What you will do - In the data, extract each line that holds the string "this".

<<<<

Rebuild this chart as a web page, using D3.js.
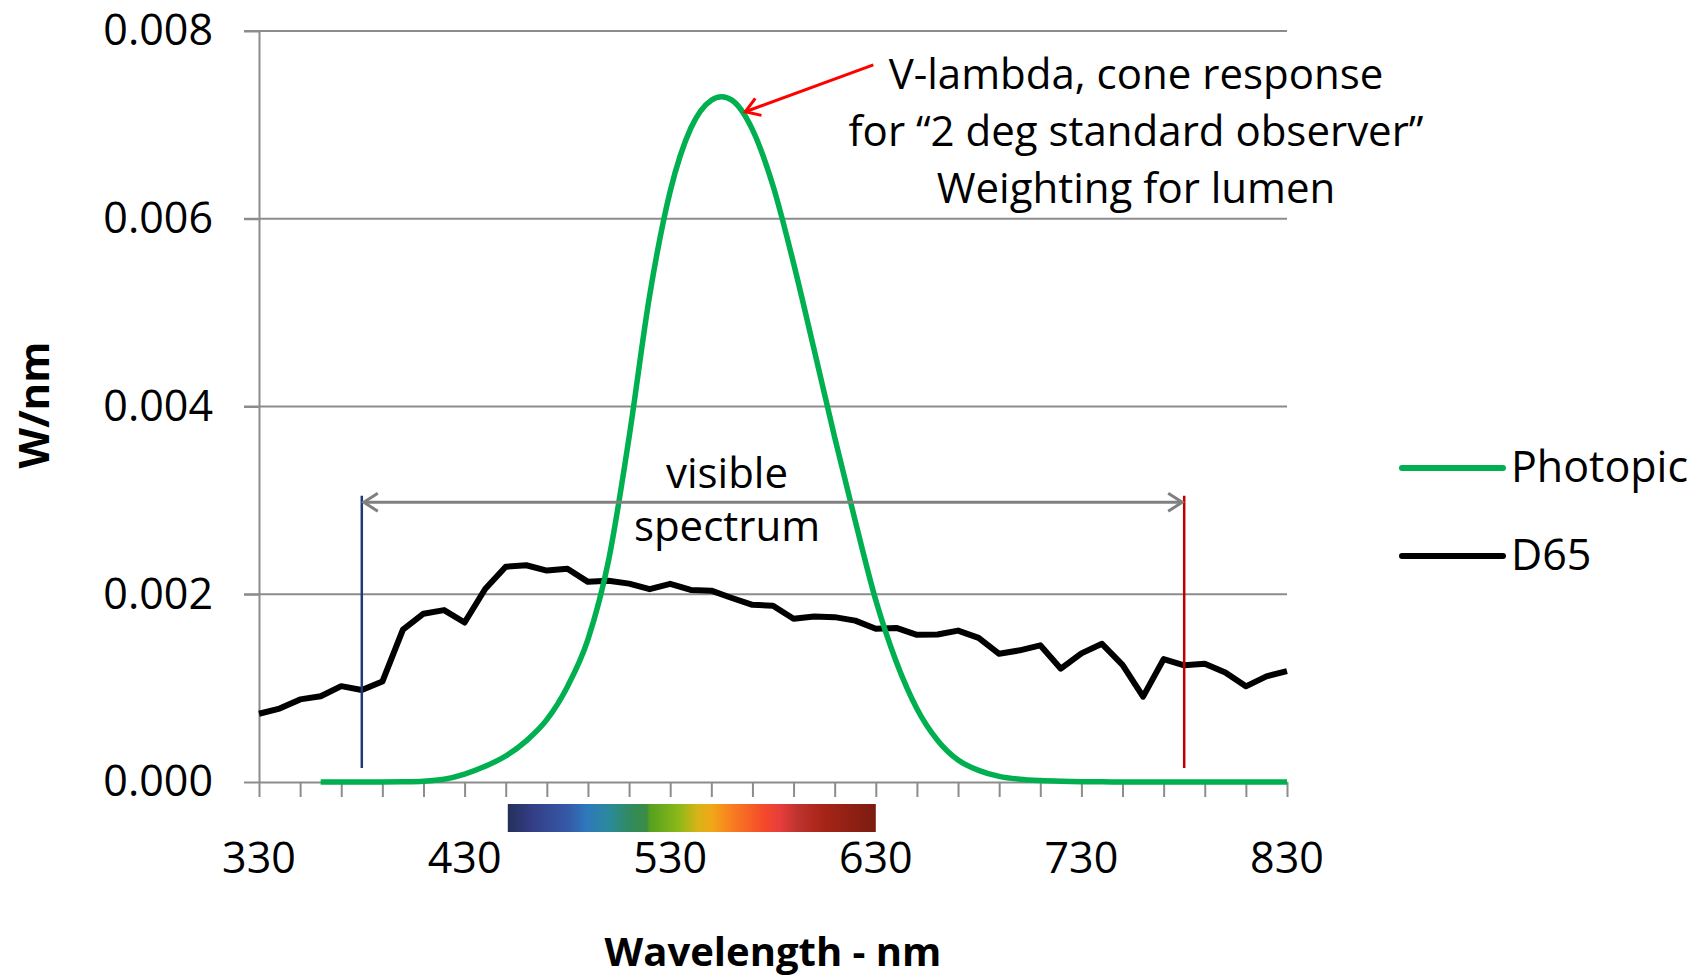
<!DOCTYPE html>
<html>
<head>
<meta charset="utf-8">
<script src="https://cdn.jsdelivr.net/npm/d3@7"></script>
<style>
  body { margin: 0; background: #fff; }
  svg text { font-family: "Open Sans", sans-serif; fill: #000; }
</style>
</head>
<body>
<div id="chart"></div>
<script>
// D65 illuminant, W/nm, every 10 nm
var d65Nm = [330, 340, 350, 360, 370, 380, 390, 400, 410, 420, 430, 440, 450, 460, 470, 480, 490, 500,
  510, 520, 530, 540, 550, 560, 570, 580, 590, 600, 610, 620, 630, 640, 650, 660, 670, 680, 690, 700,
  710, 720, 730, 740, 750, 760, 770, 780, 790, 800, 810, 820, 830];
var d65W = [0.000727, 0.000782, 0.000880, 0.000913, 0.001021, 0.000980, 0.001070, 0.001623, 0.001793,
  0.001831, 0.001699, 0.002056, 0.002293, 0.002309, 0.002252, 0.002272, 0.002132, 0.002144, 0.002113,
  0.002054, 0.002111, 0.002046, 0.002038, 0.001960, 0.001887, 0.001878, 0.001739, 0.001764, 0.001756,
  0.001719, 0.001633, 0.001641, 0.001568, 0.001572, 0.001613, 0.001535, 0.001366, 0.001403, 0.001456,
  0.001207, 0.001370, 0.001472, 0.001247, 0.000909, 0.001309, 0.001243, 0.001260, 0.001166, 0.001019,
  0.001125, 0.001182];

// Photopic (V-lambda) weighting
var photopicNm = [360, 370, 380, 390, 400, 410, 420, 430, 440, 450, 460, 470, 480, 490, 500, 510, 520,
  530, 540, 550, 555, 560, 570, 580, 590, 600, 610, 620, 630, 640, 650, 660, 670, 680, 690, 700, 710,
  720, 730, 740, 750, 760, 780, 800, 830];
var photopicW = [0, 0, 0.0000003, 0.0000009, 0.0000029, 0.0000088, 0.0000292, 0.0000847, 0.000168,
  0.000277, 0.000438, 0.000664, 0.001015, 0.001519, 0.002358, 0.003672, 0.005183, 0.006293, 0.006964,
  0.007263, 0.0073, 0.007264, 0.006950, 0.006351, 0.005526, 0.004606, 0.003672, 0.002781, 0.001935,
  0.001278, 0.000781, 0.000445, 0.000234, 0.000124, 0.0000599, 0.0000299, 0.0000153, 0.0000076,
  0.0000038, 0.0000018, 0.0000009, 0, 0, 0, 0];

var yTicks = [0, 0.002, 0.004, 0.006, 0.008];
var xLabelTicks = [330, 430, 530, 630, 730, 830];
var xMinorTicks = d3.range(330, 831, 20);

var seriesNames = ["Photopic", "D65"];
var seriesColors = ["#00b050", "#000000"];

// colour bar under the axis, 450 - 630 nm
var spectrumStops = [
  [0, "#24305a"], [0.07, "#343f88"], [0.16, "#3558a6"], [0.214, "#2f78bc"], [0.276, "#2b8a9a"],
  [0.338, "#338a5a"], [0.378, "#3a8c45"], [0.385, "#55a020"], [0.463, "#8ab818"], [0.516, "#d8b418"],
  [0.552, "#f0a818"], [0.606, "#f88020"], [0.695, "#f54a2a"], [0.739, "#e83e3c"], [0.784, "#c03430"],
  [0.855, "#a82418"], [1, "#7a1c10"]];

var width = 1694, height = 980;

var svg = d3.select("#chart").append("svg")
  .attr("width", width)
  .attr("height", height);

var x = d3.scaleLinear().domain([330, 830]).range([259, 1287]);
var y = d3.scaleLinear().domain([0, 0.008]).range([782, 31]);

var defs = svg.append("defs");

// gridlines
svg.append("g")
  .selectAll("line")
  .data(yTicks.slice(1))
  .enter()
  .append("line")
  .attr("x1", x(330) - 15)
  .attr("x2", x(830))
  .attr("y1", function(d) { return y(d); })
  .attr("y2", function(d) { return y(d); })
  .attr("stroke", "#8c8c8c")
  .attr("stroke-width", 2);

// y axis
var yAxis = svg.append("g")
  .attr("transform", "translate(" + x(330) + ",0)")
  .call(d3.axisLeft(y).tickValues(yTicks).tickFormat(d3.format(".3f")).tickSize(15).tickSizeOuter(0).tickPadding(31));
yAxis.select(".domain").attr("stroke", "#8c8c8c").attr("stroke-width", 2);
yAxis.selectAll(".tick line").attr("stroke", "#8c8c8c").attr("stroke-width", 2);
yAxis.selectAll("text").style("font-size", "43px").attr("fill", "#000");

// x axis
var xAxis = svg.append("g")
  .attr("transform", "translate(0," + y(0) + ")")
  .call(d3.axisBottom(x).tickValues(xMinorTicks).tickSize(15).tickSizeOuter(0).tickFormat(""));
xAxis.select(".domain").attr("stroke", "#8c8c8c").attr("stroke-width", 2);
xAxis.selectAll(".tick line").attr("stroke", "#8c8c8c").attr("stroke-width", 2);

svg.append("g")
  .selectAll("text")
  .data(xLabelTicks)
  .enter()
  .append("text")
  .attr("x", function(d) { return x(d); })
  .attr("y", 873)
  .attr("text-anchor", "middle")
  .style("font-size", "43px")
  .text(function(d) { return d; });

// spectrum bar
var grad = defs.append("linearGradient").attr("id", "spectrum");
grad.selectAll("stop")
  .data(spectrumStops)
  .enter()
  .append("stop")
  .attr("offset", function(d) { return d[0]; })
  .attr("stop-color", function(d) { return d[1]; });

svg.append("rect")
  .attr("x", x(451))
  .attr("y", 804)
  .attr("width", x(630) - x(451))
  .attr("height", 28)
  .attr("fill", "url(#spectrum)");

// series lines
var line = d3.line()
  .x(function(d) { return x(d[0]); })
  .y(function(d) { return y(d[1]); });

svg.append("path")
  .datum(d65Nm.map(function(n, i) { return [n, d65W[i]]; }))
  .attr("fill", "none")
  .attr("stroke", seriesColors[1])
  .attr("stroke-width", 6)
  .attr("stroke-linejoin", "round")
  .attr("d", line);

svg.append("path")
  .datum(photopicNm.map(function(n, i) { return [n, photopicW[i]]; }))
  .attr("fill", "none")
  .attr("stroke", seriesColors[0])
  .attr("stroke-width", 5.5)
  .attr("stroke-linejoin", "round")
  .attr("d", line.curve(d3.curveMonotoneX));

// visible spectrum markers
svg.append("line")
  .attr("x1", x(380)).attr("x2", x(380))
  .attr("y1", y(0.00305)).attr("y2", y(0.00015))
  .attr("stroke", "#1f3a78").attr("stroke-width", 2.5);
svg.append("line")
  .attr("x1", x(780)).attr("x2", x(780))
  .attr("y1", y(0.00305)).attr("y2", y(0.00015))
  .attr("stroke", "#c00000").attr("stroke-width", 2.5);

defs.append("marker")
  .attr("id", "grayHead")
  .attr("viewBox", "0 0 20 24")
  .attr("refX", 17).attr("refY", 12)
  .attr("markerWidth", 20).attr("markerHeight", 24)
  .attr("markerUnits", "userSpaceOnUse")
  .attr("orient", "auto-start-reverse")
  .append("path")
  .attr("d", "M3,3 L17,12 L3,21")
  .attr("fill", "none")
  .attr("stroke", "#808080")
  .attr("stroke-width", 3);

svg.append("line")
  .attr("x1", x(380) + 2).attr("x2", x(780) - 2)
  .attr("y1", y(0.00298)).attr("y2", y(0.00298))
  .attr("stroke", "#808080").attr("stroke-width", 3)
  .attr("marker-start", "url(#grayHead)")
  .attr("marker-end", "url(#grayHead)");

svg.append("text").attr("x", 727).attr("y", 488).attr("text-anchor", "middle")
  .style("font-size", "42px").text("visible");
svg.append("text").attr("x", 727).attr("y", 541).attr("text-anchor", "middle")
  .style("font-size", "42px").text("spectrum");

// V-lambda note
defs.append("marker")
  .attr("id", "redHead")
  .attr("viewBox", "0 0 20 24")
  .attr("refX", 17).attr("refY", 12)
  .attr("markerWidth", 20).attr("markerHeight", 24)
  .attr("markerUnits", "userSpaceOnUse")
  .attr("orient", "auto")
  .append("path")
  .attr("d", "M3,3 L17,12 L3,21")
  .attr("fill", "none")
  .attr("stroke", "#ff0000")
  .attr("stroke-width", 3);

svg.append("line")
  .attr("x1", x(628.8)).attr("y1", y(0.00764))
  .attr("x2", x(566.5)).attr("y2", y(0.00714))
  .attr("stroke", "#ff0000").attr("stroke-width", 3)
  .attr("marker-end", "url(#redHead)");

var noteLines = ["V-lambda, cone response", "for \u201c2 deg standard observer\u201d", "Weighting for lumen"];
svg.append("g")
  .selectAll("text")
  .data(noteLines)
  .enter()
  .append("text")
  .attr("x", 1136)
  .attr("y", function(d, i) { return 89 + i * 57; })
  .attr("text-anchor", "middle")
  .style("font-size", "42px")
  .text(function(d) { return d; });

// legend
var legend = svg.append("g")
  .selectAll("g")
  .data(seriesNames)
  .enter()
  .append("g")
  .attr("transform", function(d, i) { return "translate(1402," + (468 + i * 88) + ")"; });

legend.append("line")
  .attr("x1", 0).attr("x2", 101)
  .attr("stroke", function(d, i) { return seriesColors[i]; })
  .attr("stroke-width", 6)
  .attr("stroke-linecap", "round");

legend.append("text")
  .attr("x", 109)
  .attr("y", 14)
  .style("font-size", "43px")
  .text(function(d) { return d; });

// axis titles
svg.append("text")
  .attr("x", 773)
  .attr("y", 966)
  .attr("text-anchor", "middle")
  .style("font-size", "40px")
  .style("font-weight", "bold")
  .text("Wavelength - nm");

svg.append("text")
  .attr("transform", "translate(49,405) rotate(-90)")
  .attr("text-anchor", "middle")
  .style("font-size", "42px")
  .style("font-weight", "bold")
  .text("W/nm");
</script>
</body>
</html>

>>>>
<<<<

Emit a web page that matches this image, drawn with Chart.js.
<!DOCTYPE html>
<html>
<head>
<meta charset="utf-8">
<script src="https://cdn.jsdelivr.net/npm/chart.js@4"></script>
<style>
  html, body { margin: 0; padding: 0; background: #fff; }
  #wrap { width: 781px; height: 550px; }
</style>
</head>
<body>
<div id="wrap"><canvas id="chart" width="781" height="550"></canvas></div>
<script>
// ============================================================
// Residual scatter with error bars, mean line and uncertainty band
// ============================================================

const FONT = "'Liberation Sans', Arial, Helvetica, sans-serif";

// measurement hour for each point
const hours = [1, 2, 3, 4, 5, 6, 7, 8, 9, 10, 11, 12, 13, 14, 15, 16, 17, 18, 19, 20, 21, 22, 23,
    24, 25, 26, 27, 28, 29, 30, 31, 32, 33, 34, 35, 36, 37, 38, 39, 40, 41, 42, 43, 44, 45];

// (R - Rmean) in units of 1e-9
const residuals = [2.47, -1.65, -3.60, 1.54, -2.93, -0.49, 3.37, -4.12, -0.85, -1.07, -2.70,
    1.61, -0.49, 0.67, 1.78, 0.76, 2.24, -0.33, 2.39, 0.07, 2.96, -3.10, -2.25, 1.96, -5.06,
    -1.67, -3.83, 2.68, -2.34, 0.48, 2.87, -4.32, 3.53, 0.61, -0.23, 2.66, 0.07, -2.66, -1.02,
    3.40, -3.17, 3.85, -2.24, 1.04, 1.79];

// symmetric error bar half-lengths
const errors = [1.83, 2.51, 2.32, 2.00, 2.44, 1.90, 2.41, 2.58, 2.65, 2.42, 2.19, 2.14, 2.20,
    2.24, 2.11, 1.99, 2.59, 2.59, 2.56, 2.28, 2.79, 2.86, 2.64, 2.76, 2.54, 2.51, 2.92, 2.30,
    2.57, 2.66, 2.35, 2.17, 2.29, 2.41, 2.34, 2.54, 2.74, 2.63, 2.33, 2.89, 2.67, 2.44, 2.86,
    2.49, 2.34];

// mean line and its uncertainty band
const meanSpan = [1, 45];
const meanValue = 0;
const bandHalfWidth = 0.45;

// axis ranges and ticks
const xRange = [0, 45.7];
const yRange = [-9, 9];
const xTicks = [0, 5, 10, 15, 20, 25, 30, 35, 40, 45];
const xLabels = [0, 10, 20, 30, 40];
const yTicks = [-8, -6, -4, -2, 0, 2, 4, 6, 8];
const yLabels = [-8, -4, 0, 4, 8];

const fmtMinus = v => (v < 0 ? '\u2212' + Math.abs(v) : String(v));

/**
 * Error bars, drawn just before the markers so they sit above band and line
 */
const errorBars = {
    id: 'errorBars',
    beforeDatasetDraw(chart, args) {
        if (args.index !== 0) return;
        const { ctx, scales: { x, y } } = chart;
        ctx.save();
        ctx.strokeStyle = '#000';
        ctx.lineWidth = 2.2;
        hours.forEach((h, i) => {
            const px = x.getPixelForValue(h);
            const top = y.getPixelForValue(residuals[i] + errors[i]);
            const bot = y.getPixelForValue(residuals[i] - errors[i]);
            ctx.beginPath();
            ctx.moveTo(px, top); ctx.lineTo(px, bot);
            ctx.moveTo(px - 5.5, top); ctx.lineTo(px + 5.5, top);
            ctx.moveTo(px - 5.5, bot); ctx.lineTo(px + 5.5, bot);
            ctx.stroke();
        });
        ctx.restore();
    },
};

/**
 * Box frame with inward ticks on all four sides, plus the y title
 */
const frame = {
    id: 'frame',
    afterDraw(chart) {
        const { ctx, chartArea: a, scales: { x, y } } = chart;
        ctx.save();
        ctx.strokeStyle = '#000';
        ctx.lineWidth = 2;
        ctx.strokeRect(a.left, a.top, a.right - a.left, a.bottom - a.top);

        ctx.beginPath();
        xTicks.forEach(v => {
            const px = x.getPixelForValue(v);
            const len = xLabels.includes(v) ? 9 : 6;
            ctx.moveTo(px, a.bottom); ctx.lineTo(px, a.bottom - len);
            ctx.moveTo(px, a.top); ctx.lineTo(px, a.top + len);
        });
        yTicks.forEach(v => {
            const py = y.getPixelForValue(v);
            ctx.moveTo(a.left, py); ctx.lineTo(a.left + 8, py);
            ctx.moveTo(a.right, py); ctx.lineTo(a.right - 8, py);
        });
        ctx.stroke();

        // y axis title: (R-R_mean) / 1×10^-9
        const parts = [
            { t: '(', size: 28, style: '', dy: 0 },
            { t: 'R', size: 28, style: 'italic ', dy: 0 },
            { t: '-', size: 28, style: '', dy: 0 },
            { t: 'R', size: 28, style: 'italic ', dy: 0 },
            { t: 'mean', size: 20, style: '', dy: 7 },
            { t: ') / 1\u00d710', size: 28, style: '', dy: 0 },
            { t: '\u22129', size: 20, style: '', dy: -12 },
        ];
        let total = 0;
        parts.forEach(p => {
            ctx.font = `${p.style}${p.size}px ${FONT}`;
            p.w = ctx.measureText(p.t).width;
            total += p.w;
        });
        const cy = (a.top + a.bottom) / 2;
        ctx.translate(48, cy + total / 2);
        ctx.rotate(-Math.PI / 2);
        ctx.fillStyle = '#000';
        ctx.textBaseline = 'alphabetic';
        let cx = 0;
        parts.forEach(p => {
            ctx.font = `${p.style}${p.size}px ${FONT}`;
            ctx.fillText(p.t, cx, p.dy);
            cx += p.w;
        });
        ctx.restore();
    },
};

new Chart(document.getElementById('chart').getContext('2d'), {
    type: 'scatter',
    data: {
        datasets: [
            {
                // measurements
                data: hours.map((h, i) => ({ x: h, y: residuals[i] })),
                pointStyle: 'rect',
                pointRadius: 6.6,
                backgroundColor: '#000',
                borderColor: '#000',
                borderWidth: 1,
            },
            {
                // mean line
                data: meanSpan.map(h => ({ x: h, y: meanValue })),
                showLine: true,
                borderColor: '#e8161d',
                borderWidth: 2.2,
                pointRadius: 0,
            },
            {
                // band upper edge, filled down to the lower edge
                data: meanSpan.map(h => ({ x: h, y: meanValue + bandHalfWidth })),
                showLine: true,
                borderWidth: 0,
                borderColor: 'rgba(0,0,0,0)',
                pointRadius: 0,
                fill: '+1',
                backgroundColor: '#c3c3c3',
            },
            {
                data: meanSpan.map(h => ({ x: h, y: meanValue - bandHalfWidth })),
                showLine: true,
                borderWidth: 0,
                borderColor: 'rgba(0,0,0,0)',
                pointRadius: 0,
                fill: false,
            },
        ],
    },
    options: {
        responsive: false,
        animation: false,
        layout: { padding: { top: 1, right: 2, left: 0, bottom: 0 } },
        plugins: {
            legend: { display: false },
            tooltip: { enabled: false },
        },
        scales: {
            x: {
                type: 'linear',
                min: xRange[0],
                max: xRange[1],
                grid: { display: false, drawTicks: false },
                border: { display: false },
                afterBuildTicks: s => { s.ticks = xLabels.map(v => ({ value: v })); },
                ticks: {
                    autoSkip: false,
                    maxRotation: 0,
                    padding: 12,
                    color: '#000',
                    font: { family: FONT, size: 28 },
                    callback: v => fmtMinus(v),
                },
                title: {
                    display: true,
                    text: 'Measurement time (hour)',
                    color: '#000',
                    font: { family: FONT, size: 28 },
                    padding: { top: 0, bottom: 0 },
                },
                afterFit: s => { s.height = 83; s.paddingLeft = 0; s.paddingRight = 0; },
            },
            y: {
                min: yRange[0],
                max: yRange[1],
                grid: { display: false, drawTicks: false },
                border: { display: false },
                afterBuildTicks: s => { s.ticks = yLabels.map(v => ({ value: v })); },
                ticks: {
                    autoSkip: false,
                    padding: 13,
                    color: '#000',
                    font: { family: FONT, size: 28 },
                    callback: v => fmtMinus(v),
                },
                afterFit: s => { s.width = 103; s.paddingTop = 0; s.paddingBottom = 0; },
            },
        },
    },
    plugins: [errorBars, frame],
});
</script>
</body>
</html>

>>>>

The completed task -
Rebuild this chart as a web page, using D3.js.
Emit a web page that matches this image, drawn with Chart.js.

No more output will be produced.